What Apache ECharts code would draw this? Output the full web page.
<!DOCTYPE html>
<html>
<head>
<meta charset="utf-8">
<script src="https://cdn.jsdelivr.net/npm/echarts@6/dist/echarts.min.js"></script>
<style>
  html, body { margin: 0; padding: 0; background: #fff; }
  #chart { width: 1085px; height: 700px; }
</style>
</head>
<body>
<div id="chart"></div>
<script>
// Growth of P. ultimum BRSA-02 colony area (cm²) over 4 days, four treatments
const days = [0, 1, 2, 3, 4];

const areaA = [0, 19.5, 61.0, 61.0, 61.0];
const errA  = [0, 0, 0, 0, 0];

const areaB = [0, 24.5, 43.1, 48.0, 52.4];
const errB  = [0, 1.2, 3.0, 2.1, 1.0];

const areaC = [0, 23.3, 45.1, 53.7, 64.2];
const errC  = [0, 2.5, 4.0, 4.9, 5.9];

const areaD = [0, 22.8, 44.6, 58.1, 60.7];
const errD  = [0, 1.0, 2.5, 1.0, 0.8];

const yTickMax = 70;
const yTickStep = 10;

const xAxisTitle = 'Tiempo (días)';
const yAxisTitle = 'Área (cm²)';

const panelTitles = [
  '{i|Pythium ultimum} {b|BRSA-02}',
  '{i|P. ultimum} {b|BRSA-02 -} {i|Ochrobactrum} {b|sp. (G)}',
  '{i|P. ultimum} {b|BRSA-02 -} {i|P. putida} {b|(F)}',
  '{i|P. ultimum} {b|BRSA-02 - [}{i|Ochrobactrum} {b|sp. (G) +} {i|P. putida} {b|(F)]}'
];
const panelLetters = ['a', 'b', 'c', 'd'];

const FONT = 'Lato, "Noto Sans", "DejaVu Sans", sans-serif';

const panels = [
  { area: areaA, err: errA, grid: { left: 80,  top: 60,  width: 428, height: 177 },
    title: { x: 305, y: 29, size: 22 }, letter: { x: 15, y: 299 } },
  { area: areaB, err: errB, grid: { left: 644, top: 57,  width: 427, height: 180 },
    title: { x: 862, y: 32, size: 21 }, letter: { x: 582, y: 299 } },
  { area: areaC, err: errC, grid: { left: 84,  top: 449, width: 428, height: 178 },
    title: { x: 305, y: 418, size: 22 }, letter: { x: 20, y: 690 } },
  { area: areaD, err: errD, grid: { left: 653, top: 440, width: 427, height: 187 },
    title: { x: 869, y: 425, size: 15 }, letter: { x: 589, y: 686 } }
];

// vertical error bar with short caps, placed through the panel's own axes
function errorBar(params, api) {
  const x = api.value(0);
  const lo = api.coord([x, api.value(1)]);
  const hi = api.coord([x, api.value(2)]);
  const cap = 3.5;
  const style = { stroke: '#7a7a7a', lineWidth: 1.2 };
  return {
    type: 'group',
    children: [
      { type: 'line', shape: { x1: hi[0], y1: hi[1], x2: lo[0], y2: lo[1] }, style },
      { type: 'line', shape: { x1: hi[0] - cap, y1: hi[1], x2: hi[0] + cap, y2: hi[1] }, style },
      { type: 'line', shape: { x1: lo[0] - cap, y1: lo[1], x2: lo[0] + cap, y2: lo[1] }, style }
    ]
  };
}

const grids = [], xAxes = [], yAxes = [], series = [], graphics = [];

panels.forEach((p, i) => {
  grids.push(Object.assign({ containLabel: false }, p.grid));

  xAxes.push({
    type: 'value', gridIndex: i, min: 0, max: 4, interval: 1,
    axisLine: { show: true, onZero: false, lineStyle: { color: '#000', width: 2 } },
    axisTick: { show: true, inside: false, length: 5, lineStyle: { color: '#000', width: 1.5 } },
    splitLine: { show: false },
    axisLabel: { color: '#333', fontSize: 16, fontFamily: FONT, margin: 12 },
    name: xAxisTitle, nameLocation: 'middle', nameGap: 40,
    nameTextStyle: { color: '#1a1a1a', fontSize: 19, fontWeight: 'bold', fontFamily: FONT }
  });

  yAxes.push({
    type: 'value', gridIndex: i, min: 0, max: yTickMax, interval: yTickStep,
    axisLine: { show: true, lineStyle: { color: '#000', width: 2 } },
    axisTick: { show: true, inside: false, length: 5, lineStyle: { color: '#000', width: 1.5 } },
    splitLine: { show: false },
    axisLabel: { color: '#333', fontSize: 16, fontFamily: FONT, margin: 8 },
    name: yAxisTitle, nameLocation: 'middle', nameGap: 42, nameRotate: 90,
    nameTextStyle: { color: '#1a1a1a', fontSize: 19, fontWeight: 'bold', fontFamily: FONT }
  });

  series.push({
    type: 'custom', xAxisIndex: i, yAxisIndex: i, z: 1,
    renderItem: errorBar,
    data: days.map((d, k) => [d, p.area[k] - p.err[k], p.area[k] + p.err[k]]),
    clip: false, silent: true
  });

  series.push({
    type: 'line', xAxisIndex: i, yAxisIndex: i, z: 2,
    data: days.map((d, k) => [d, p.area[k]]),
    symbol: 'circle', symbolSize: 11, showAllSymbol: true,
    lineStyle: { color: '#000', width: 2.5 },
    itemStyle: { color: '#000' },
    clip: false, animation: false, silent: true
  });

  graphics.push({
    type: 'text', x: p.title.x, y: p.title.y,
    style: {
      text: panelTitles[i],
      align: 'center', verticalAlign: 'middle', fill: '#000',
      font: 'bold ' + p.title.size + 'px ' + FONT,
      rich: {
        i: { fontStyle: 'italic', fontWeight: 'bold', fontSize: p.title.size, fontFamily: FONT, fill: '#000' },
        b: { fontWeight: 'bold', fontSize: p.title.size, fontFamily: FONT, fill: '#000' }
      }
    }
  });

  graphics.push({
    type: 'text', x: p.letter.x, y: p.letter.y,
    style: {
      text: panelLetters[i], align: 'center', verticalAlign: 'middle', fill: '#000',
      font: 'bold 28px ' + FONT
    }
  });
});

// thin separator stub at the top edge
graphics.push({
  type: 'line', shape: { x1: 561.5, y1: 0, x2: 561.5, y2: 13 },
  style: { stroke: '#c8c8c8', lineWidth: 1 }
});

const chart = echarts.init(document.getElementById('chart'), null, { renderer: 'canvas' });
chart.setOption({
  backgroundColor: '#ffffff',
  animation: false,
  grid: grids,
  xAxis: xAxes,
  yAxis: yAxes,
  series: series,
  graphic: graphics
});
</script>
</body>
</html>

····················

▶ [TASK GOAL]: Output the full listing without altering anything.

▶ [WRITTEN SOLUTION]:
What Apache ECharts code would draw this? Output the full web page.
<!DOCTYPE html>
<html>
<head>
<meta charset="utf-8">
<script src="https://cdn.jsdelivr.net/npm/echarts@6/dist/echarts.min.js"></script>
<style>
  html, body { margin: 0; padding: 0; background: #fff; }
  #chart { width: 1085px; height: 700px; }
</style>
</head>
<body>
<div id="chart"></div>
<script>
// Growth of P. ultimum BRSA-02 colony area (cm²) over 4 days, four treatments
const days = [0, 1, 2, 3, 4];

const areaA = [0, 19.5, 61.0, 61.0, 61.0];
const errA  = [0, 0, 0, 0, 0];

const areaB = [0, 24.5, 43.1, 48.0, 52.4];
const errB  = [0, 1.2, 3.0, 2.1, 1.0];

const areaC = [0, 23.3, 45.1, 53.7, 64.2];
const errC  = [0, 2.5, 4.0, 4.9, 5.9];

const areaD = [0, 22.8, 44.6, 58.1, 60.7];
const errD  = [0, 1.0, 2.5, 1.0, 0.8];

const yTickMax = 70;
const yTickStep = 10;

const xAxisTitle = 'Tiempo (días)';
const yAxisTitle = 'Área (cm²)';

const panelTitles = [
  '{i|Pythium ultimum} {b|BRSA-02}',
  '{i|P. ultimum} {b|BRSA-02 -} {i|Ochrobactrum} {b|sp. (G)}',
  '{i|P. ultimum} {b|BRSA-02 -} {i|P. putida} {b|(F)}',
  '{i|P. ultimum} {b|BRSA-02 - [}{i|Ochrobactrum} {b|sp. (G) +} {i|P. putida} {b|(F)]}'
];
const panelLetters = ['a', 'b', 'c', 'd'];

const FONT = 'Lato, "Noto Sans", "DejaVu Sans", sans-serif';

const panels = [
  { area: areaA, err: errA, grid: { left: 80,  top: 60,  width: 428, height: 177 },
    title: { x: 305, y: 29, size: 22 }, letter: { x: 15, y: 299 } },
  { area: areaB, err: errB, grid: { left: 644, top: 57,  width: 427, height: 180 },
    title: { x: 862, y: 32, size: 21 }, letter: { x: 582, y: 299 } },
  { area: areaC, err: errC, grid: { left: 84,  top: 449, width: 428, height: 178 },
    title: { x: 305, y: 418, size: 22 }, letter: { x: 20, y: 690 } },
  { area: areaD, err: errD, grid: { left: 653, top: 440, width: 427, height: 187 },
    title: { x: 869, y: 425, size: 15 }, letter: { x: 589, y: 686 } }
];

// vertical error bar with short caps, placed through the panel's own axes
function errorBar(params, api) {
  const x = api.value(0);
  const lo = api.coord([x, api.value(1)]);
  const hi = api.coord([x, api.value(2)]);
  const cap = 3.5;
  const style = { stroke: '#7a7a7a', lineWidth: 1.2 };
  return {
    type: 'group',
    children: [
      { type: 'line', shape: { x1: hi[0], y1: hi[1], x2: lo[0], y2: lo[1] }, style },
      { type: 'line', shape: { x1: hi[0] - cap, y1: hi[1], x2: hi[0] + cap, y2: hi[1] }, style },
      { type: 'line', shape: { x1: lo[0] - cap, y1: lo[1], x2: lo[0] + cap, y2: lo[1] }, style }
    ]
  };
}

const grids = [], xAxes = [], yAxes = [], series = [], graphics = [];

panels.forEach((p, i) => {
  grids.push(Object.assign({ containLabel: false }, p.grid));

  xAxes.push({
    type: 'value', gridIndex: i, min: 0, max: 4, interval: 1,
    axisLine: { show: true, onZero: false, lineStyle: { color: '#000', width: 2 } },
    axisTick: { show: true, inside: false, length: 5, lineStyle: { color: '#000', width: 1.5 } },
    splitLine: { show: false },
    axisLabel: { color: '#333', fontSize: 16, fontFamily: FONT, margin: 12 },
    name: xAxisTitle, nameLocation: 'middle', nameGap: 40,
    nameTextStyle: { color: '#1a1a1a', fontSize: 19, fontWeight: 'bold', fontFamily: FONT }
  });

  yAxes.push({
    type: 'value', gridIndex: i, min: 0, max: yTickMax, interval: yTickStep,
    axisLine: { show: true, lineStyle: { color: '#000', width: 2 } },
    axisTick: { show: true, inside: false, length: 5, lineStyle: { color: '#000', width: 1.5 } },
    splitLine: { show: false },
    axisLabel: { color: '#333', fontSize: 16, fontFamily: FONT, margin: 8 },
    name: yAxisTitle, nameLocation: 'middle', nameGap: 42, nameRotate: 90,
    nameTextStyle: { color: '#1a1a1a', fontSize: 19, fontWeight: 'bold', fontFamily: FONT }
  });

  series.push({
    type: 'custom', xAxisIndex: i, yAxisIndex: i, z: 1,
    renderItem: errorBar,
    data: days.map((d, k) => [d, p.area[k] - p.err[k], p.area[k] + p.err[k]]),
    clip: false, silent: true
  });

  series.push({
    type: 'line', xAxisIndex: i, yAxisIndex: i, z: 2,
    data: days.map((d, k) => [d, p.area[k]]),
    symbol: 'circle', symbolSize: 11, showAllSymbol: true,
    lineStyle: { color: '#000', width: 2.5 },
    itemStyle: { color: '#000' },
    clip: false, animation: false, silent: true
  });

  graphics.push({
    type: 'text', x: p.title.x, y: p.title.y,
    style: {
      text: panelTitles[i],
      align: 'center', verticalAlign: 'middle', fill: '#000',
      font: 'bold ' + p.title.size + 'px ' + FONT,
      rich: {
        i: { fontStyle: 'italic', fontWeight: 'bold', fontSize: p.title.size, fontFamily: FONT, fill: '#000' },
        b: { fontWeight: 'bold', fontSize: p.title.size, fontFamily: FONT, fill: '#000' }
      }
    }
  });

  graphics.push({
    type: 'text', x: p.letter.x, y: p.letter.y,
    style: {
      text: panelLetters[i], align: 'center', verticalAlign: 'middle', fill: '#000',
      font: 'bold 28px ' + FONT
    }
  });
});

// thin separator stub at the top edge
graphics.push({
  type: 'line', shape: { x1: 561.5, y1: 0, x2: 561.5, y2: 13 },
  style: { stroke: '#c8c8c8', lineWidth: 1 }
});

const chart = echarts.init(document.getElementById('chart'), null, { renderer: 'canvas' });
chart.setOption({
  backgroundColor: '#ffffff',
  animation: false,
  grid: grids,
  xAxis: xAxes,
  yAxis: yAxes,
  series: series,
  graphic: graphics
});
</script>
</body>
</html>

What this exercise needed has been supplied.